**Aim:** Without the pictures, extract every line from the start of the material to the line containing "iskola_navy = [0.97, 0.7, 1.57, 11, 17, 31, 22.7]", both ends included.

**Data lines:**

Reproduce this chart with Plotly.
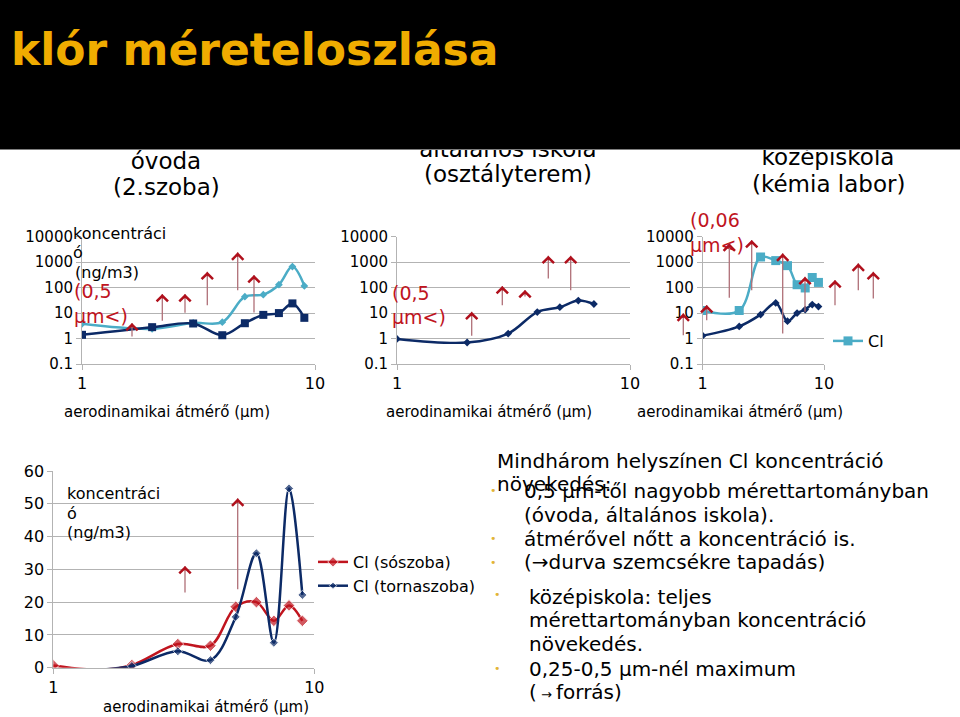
import plotly.graph_objects as go

W, H = 960, 717

# ---------------- data ----------------
size_um = [1, 2, 3, 4, 5, 6, 7, 8, 9]
ovoda_navy = [1.4, 2.8, 3.9, 1.35, 4.0, 8.5, 10, 24, 6.5]
ovoda_light = [3.8, 2.4, 4.1, 4.4, 44, 53, 130, 670, 117]

iskola_x = [1, 2, 3, 4, 5, 6, 7]
iskola_navy = [0.97, 0.7, 1.57, 11, 17, 31, 22.7]

kozep_light = [12.5, 12.5, 1600, 1150, 730, 130, 97, 250, 160]
kozep_navy = [1.3, 3.0, 8.7, 25, 4.8, 10, 13.7, 21.5, 18]

bottom_x = [1, 1.5, 2, 3, 4, 5, 6, 7, 8, 9]
soszoba = [0.7, -0.6, 0.8, 7.2, 6.7, 18.6, 20.0, 14.3, 19.0, 14.3]
tornaszoba = [None, -0.6, 0.5, 5.0, 2.3, 15.5, 34.9, 7.6, 54.7, 22.2]

log_ticks = [0.1, 1, 10, 100, 1000, 10000]
log_tick_text = ["0.1", "1", "10", "100", "1000", "10000"]
lin_ticks = [0, 10, 20, 30, 40, 50, 60]
x_ticks = [1, 10]
x_tick_text = ["1", "10"]

# ---------------- style ----------------
FONT = "DejaVu Sans"
NAVY = "#0C2A66"
LIGHT = "#4BACC6"
RED = "#C0141E"
GRID = "#B3B3B3"
ARROW_HEAD = "#B0101C"
ARROW_SHAFT = "#B07078"
GOLD = "#F0AC00"


def dx(a, b):
    return [a / W, b / W]


def dy(top, bottom):
    return [1 - bottom / H, 1 - top / H]


# hide the markers of the sub-zero point (it lies below the axis in the original)
bottom_marker_red = [9 if v is not None and v >= 0 else 0 for v in soszoba]
bottom_marker_navy = [7 if v is not None and v >= 0 else 0 for v in tornaszoba]

fig = go.Figure()

# chart 1: óvoda
fig.add_trace(go.Scatter(x=size_um, y=ovoda_light, mode="lines+markers", line=dict(color=LIGHT, width=2.5, shape="spline"),
                         marker=dict(symbol="diamond", size=6, color=LIGHT), xaxis="x", yaxis="y", showlegend=False))
fig.add_trace(go.Scatter(x=size_um, y=ovoda_navy, mode="lines+markers", line=dict(color=NAVY, width=2.5, shape="spline"),
                         marker=dict(symbol="square", size=8, color=NAVY), xaxis="x", yaxis="y", showlegend=False))
# chart 2: általános iskola
fig.add_trace(go.Scatter(x=iskola_x, y=iskola_navy, mode="lines+markers", line=dict(color=NAVY, width=2.5, shape="spline"),
                         marker=dict(symbol="diamond", size=6, color=NAVY), xaxis="x2", yaxis="y2", showlegend=False))
# chart 3: középiskola
fig.add_trace(go.Scatter(x=size_um, y=kozep_light, mode="lines+markers", line=dict(color=LIGHT, width=2.5, shape="spline"),
                         marker=dict(symbol="square", size=9, color=LIGHT), xaxis="x3", yaxis="y3", name="Cl",
                         legend="legend2", showlegend=True))
fig.add_trace(go.Scatter(x=size_um, y=kozep_navy, mode="lines+markers", line=dict(color=NAVY, width=2.5, shape="spline"),
                         marker=dict(symbol="diamond", size=6, color=NAVY), xaxis="x3", yaxis="y3", showlegend=False))
# chart 4: bottom
fig.add_trace(go.Scatter(x=bottom_x, y=soszoba, mode="lines+markers", line=dict(color=RED, width=2.5, shape="spline"),
                         marker=dict(symbol="diamond", size=bottom_marker_red, color=RED), xaxis="x4", yaxis="y4",
                         name="Cl (sószoba)", legend="legend", connectgaps=False))
fig.add_trace(go.Scatter(x=bottom_x, y=tornaszoba, mode="lines+markers", line=dict(color=NAVY, width=2.5, shape="spline"),
                         marker=dict(symbol="diamond", size=bottom_marker_navy, color=NAVY), xaxis="x4", yaxis="y4",
                         name="Cl (tornaszoba)", legend="legend", connectgaps=False))

xcommon = dict(type="log", range=[0, 1], tickvals=x_ticks, ticktext=x_tick_text, showgrid=False, showline=True,
               linecolor=GRID, ticks="outside", ticklen=5, tickcolor=GRID, tickfont=dict(size=16, color="black"),
               zeroline=False, fixedrange=True, automargin=False)
ylog = dict(type="log", range=[-1, 4], tickvals=log_ticks, ticktext=log_tick_text, showgrid=True, gridcolor=GRID,
            showline=True, linecolor=GRID, ticks="outside", ticklen=5, tickcolor=GRID,
            tickfont=dict(size=15, color="black"), zeroline=False, fixedrange=True, automargin=False)

top_dom = dy(236.7, 364)
fig.update_layout(
    xaxis=dict(domain=dx(82, 315), anchor="y", **xcommon),
    yaxis=dict(domain=top_dom, anchor="x", **ylog),
    xaxis2=dict(domain=dx(397, 630), anchor="y2", **xcommon),
    yaxis2=dict(domain=top_dom, anchor="x2", **ylog),
    xaxis3=dict(domain=dx(702.7, 824), anchor="y3", **xcommon),
    yaxis3=dict(domain=top_dom, anchor="x3", **ylog),
    xaxis4=dict(domain=dx(53.3, 314.3), anchor="y4", **xcommon),
    yaxis4=dict(domain=dy(471, 667.7), anchor="x4", range=[0, 60], tickvals=lin_ticks, showgrid=True,
                gridcolor=GRID, showline=True, linecolor=GRID, ticks="outside", ticklen=5, tickcolor=GRID,
                tickfont=dict(size=16, color="black"), zeroline=False, fixedrange=True, automargin=False),
)

ann = []
shapes = []


def text(t, x, y, size, color="black", xanchor="left"):
    ann.append(dict(text=t, x=x / W, y=1 - y / H, xref="paper", yref="paper", xanchor=xanchor, yanchor="middle",
                    showarrow=False, font=dict(family=FONT, size=size, color=color)))


def shape_text(t, cx, cy, size):
    # text drawn in the shape layer so that the header band can cover it
    shapes.append(dict(type="rect", xref="paper", yref="paper", x0=(cx - 120) / W, x1=(cx + 120) / W,
                       y0=1 - (cy + 15) / H, y1=1 - (cy - 15) / H, line=dict(width=0),
                       fillcolor="rgba(0,0,0,0)", layer="above",
                       label=dict(text=t, font=dict(family=FONT, size=size, color="black"),
                                  textposition="middle center")))


# chart titles (first lines partly hidden by the header band)
shape_text("óvoda", 166, 159, 23)
shape_text("általános iskola", 508, 147, 23)
shape_text("középiskola", 828, 155, 23)
text("(2.szoba)", 166, 187, 23, xanchor="center")
text("(osztályterem)", 508, 174, 23, xanchor="center")
text("(kémia labor)", 828, 184, 23, xanchor="center")

# header band
shapes.append(dict(type="rect", xref="paper", yref="paper", x0=-0.01, x1=1.01, y0=1 - 149.5 / H, y1=1.01,
                   fillcolor="black", line=dict(color="#7F7F7F", width=1), layer="above"))
text("<b>klór méreteloszlása</b>", 9, 50, 44, color=GOLD)

# axis titles
for cx, cy in [(167, 412), (489, 412), (740, 412), (206, 707)]:
    text("aerodinamikai átmérő (µm)", cx, cy, 15, xanchor="center")

# y labels inside charts
text("koncentráci", 71, 233, 16)
text("ó", 71, 253, 16)
text("(ng/m3)", 73, 272, 16)
text("koncentráci", 65, 493, 16)
text("ó", 65, 513, 16)
text("(ng/m3)", 65, 532, 16)

# red size labels
text("(0,5", 72, 291, 19, color=RED)
text("µm<)", 72, 316, 19, color=RED)
text("(0,5", 390, 293, 19, color=RED)
text("µm<)", 390, 317, 19, color=RED)
text("(0,06", 688, 220, 19, color=RED)
text("µm<)", 688, 245, 19, color=RED)

# right text block
block = [
    ("Mindhárom helyszínen Cl koncentráció", 495, 461),
    ("növekedés:", 495, 484),
    ("0,5 µm-től nagyobb mérettartományban", 522, 491),
    ("(óvoda, általános iskola).", 522, 515),
    ("átmérővel nőtt a koncentráció is.", 522, 539),
    ("(→durva szemcsékre tapadás)", 522, 562),
    ("középiskola: teljes", 527, 597),
    ("mérettartományban koncentráció", 527, 620),
    ("növekedés.", 527, 644),
    ("0,25-0,5 µm-nél maximum", 527, 669),
    ("(<span style='font-size:13px'> → </span>forrás)", 527, 692),
]
for t, x, y in block:
    text(t, x, y, 20)
for x, y in [(493, 490), (493, 538), (493, 562), (497, 594), (497, 668)]:
    text("•", x, y, 11, color="#E2B435", xanchor="center")

# hand-drawn upward arrows (slide decoration, pixel positions: x, tail y, tip y)
arrows = [
    (132, 338, 323), (162.3, 322.3, 294), (185, 314.3, 294), (207.3, 306.7, 271.7), (237.7, 291.7, 252.3),
    (254, 314, 275),
    (471.7, 337.3, 311.7), (502.3, 306.7, 286), (525, 298, 290), (548.3, 280, 255.7), (570.7, 291.7, 255.7),
    (683.3, 336.7, 313.3), (706.7, 321.7, 305), (729.3, 299.3, 243.3), (751.7, 291.7, 240), (782.7, 335, 253.3),
    (805, 313.3, 276.7), (835, 306.7, 280), (858.3, 291.7, 263.3), (873.3, 300, 271.7),
    (185, 594, 566), (237.7, 590.7, 498.3),
]
for x, y0, y1 in arrows:
    ann.append(dict(text="", x=x / W, y=1 - y1 / H, xref="paper", yref="paper", ax=0, ay=(y0 - y1),
                    showarrow=True, arrowhead=0, arrowwidth=1.3, arrowcolor=ARROW_SHAFT, font=dict(size=1)))
    ann.append(dict(text="", x=x / W, y=1 - y1 / H, xref="paper", yref="paper", ax=0, ay=6,
                    showarrow=True, arrowhead=4, arrowsize=2.2, arrowwidth=1, arrowcolor=ARROW_HEAD,
                    font=dict(size=1)))

fig.update_layout(
    width=W, height=H, margin=dict(l=0, r=0, t=0, b=0, autoexpand=False),
    paper_bgcolor="white", plot_bgcolor="rgba(0,0,0,0)",
    font=dict(family=FONT, color="black"),
    annotations=ann, shapes=shapes,
    legend=dict(x=313 / W, y=1 - 545 / H, xanchor="left", yanchor="top", bgcolor="rgba(0,0,0,0)",
                font=dict(size=16, color="black"), tracegroupgap=0),
    legend2=dict(x=828 / W, y=1 - 324 / H, xanchor="left", yanchor="top", bgcolor="rgba(0,0,0,0)",
                 font=dict(size=16, color="black")),
)

# place the figure flush with the page corner (no default body margin), no mode bar
fig.write_html("out.html", config={"displayModeBar": False},
               post_script="document.body.style.margin='0';document.body.style.overflow='hidden';")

**Response to this task:**
Reproduce this chart with Plotly.
import plotly.graph_objects as go

W, H = 960, 717

# ---------------- data ----------------
size_um = [1, 2, 3, 4, 5, 6, 7, 8, 9]
ovoda_navy = [1.4, 2.8, 3.9, 1.35, 4.0, 8.5, 10, 24, 6.5]
ovoda_light = [3.8, 2.4, 4.1, 4.4, 44, 53, 130, 670, 117]

iskola_x = [1, 2, 3, 4, 5, 6, 7]
iskola_navy = [0.97, 0.7, 1.57, 11, 17, 31, 22.7]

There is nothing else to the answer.